> [Problem requirements]
From the first line of the data below through the line bearing "const peakLabelWidths = [36, 55];", reproduce each line exactly; do not include pictures.

> [Given data]
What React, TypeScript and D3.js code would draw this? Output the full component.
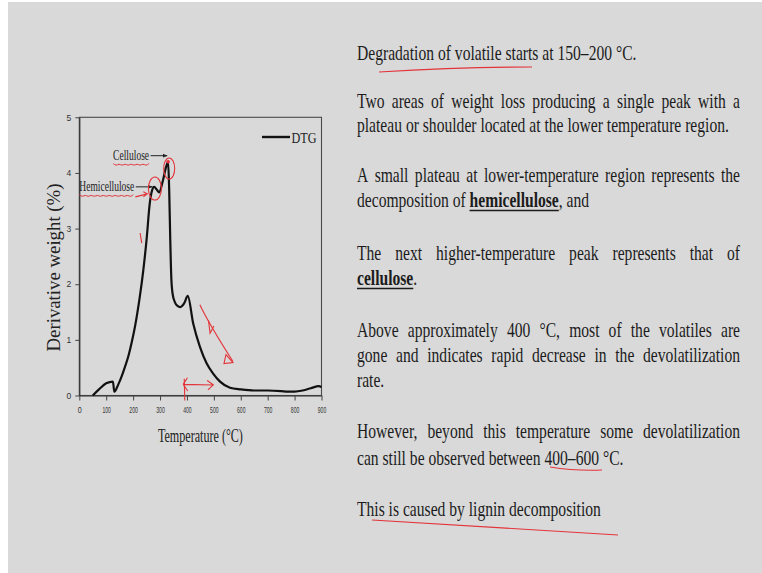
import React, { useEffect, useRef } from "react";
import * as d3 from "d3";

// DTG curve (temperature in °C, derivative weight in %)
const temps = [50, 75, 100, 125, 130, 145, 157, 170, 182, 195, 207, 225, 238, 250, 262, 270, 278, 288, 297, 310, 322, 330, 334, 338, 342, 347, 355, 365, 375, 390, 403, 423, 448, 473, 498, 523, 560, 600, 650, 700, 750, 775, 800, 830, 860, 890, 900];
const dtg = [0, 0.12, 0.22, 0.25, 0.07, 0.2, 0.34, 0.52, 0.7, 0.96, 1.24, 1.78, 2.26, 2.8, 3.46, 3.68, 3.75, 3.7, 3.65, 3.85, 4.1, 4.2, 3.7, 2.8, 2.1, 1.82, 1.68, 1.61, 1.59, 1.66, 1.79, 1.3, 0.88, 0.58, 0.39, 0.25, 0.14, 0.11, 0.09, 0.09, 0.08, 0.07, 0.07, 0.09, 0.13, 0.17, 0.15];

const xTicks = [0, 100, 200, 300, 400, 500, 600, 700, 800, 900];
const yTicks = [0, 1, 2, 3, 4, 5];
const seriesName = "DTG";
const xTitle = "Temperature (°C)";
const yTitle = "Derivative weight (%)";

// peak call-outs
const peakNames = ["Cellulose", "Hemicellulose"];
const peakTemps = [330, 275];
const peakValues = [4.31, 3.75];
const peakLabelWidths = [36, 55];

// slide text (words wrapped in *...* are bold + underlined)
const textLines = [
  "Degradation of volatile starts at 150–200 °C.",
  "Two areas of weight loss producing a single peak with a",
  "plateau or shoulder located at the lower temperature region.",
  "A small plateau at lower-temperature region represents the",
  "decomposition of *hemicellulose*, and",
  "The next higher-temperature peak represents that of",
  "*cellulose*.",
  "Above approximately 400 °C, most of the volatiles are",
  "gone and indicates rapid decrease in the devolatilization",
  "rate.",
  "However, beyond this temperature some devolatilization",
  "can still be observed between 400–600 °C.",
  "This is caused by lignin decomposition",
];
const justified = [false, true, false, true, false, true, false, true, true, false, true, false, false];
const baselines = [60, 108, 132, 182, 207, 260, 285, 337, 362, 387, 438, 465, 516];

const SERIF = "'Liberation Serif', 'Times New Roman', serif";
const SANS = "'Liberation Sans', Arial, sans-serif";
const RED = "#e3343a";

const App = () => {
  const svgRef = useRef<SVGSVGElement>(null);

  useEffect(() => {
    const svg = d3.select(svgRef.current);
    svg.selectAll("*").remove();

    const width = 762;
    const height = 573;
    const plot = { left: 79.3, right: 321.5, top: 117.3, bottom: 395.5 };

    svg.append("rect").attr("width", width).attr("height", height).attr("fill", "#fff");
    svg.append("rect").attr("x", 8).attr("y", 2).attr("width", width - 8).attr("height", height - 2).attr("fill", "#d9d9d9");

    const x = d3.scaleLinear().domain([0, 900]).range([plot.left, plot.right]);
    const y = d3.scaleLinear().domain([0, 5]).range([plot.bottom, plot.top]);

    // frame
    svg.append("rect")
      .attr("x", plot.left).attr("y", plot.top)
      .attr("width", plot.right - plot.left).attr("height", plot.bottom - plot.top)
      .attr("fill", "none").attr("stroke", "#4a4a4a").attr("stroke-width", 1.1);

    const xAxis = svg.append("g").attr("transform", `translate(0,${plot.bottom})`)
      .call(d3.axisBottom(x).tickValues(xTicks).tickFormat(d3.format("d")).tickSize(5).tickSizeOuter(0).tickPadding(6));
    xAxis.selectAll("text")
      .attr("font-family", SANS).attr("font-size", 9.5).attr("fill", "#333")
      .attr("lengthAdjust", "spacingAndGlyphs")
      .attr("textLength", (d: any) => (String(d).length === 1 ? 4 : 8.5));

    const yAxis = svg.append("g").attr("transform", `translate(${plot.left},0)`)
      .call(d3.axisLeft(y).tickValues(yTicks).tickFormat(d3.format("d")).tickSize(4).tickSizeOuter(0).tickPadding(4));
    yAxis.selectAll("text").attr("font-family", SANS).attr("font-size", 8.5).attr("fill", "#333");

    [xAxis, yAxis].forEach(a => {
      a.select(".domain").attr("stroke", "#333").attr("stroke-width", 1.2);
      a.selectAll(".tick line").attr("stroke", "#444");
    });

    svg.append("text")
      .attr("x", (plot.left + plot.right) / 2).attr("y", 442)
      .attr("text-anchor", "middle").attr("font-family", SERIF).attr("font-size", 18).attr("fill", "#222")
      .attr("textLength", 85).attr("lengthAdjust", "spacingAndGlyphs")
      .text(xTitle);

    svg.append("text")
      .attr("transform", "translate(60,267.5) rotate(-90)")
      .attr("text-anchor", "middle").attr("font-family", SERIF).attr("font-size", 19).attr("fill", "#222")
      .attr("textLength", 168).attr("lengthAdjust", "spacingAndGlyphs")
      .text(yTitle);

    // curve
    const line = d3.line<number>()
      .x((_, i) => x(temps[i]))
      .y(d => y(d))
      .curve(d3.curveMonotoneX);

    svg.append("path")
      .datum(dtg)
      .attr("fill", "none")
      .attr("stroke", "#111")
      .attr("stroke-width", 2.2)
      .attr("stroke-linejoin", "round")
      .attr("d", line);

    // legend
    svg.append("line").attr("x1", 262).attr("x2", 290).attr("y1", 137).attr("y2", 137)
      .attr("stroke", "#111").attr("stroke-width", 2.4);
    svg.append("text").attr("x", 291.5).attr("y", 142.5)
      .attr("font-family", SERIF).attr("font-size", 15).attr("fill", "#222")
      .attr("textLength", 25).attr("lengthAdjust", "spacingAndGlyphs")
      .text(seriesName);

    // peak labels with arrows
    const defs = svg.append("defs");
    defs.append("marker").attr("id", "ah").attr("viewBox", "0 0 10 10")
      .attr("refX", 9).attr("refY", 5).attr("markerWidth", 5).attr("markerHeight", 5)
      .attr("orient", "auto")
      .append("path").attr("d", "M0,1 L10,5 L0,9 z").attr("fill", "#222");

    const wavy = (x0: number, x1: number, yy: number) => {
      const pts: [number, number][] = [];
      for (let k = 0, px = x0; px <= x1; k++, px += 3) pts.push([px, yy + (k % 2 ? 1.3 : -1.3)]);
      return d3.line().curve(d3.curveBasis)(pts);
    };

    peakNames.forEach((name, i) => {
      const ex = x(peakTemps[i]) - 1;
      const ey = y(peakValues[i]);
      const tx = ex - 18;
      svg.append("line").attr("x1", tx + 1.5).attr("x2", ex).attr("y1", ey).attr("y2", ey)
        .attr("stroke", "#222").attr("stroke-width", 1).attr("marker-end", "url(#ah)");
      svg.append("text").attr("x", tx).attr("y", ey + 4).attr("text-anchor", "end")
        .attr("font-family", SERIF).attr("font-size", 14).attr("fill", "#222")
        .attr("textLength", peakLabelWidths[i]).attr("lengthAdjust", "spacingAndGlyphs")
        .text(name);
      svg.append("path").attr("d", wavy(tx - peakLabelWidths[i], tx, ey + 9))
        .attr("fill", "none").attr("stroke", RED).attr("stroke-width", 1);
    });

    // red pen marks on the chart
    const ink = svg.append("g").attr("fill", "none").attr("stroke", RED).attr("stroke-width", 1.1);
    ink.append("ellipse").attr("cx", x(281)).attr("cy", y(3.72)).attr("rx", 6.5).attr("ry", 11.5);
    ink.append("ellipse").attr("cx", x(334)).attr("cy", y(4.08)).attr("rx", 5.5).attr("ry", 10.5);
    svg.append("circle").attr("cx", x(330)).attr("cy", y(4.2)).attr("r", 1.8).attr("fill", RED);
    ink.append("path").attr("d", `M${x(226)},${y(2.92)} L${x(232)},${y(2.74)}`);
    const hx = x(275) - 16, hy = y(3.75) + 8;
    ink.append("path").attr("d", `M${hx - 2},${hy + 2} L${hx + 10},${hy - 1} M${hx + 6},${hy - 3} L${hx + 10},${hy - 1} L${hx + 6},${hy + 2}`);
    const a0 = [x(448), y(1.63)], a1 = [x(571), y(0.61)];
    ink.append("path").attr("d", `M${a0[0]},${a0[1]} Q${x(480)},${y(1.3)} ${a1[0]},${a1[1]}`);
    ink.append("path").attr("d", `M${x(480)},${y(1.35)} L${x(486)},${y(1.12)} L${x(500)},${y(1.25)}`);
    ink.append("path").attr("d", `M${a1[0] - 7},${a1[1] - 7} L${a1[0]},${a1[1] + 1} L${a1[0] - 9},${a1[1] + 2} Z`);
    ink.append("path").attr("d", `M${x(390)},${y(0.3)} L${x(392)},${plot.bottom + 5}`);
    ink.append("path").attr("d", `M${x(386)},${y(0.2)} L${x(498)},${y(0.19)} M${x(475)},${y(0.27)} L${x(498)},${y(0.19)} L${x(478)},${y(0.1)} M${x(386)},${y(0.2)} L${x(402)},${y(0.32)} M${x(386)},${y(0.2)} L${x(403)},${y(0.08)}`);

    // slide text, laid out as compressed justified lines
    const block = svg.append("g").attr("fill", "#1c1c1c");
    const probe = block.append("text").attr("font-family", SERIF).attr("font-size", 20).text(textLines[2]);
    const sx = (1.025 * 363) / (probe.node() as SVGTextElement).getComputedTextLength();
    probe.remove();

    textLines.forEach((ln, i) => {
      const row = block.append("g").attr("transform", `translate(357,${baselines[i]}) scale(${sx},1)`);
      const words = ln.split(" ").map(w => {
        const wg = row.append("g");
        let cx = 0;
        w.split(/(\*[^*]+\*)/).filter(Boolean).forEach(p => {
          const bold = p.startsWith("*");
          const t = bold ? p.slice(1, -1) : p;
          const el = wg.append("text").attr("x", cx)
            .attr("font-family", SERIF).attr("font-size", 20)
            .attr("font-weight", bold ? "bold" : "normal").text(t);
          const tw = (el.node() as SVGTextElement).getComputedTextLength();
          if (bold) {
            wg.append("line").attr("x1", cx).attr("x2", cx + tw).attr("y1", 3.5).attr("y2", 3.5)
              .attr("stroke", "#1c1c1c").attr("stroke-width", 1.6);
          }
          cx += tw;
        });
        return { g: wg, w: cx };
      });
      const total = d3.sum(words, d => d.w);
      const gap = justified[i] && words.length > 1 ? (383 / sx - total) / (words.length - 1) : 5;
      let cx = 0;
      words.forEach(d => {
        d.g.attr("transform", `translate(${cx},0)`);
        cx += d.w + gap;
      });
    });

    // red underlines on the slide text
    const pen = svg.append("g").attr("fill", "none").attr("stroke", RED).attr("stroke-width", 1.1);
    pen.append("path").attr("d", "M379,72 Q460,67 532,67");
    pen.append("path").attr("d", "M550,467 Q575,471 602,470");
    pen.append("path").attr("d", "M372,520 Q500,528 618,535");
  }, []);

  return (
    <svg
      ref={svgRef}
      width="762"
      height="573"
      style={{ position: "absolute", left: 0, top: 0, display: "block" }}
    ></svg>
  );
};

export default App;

> [Complete response]
What React, TypeScript and D3.js code would draw this? Output the full component.
import React, { useEffect, useRef } from "react";
import * as d3 from "d3";

// DTG curve (temperature in °C, derivative weight in %)
const temps = [50, 75, 100, 125, 130, 145, 157, 170, 182, 195, 207, 225, 238, 250, 262, 270, 278, 288, 297, 310, 322, 330, 334, 338, 342, 347, 355, 365, 375, 390, 403, 423, 448, 473, 498, 523, 560, 600, 650, 700, 750, 775, 800, 830, 860, 890, 900];
const dtg = [0, 0.12, 0.22, 0.25, 0.07, 0.2, 0.34, 0.52, 0.7, 0.96, 1.24, 1.78, 2.26, 2.8, 3.46, 3.68, 3.75, 3.7, 3.65, 3.85, 4.1, 4.2, 3.7, 2.8, 2.1, 1.82, 1.68, 1.61, 1.59, 1.66, 1.79, 1.3, 0.88, 0.58, 0.39, 0.25, 0.14, 0.11, 0.09, 0.09, 0.08, 0.07, 0.07, 0.09, 0.13, 0.17, 0.15];

const xTicks = [0, 100, 200, 300, 400, 500, 600, 700, 800, 900];
const yTicks = [0, 1, 2, 3, 4, 5];
const seriesName = "DTG";
const xTitle = "Temperature (°C)";
const yTitle = "Derivative weight (%)";

// peak call-outs
const peakNames = ["Cellulose", "Hemicellulose"];
const peakTemps = [330, 275];
const peakValues = [4.31, 3.75];
const peakLabelWidths = [36, 55];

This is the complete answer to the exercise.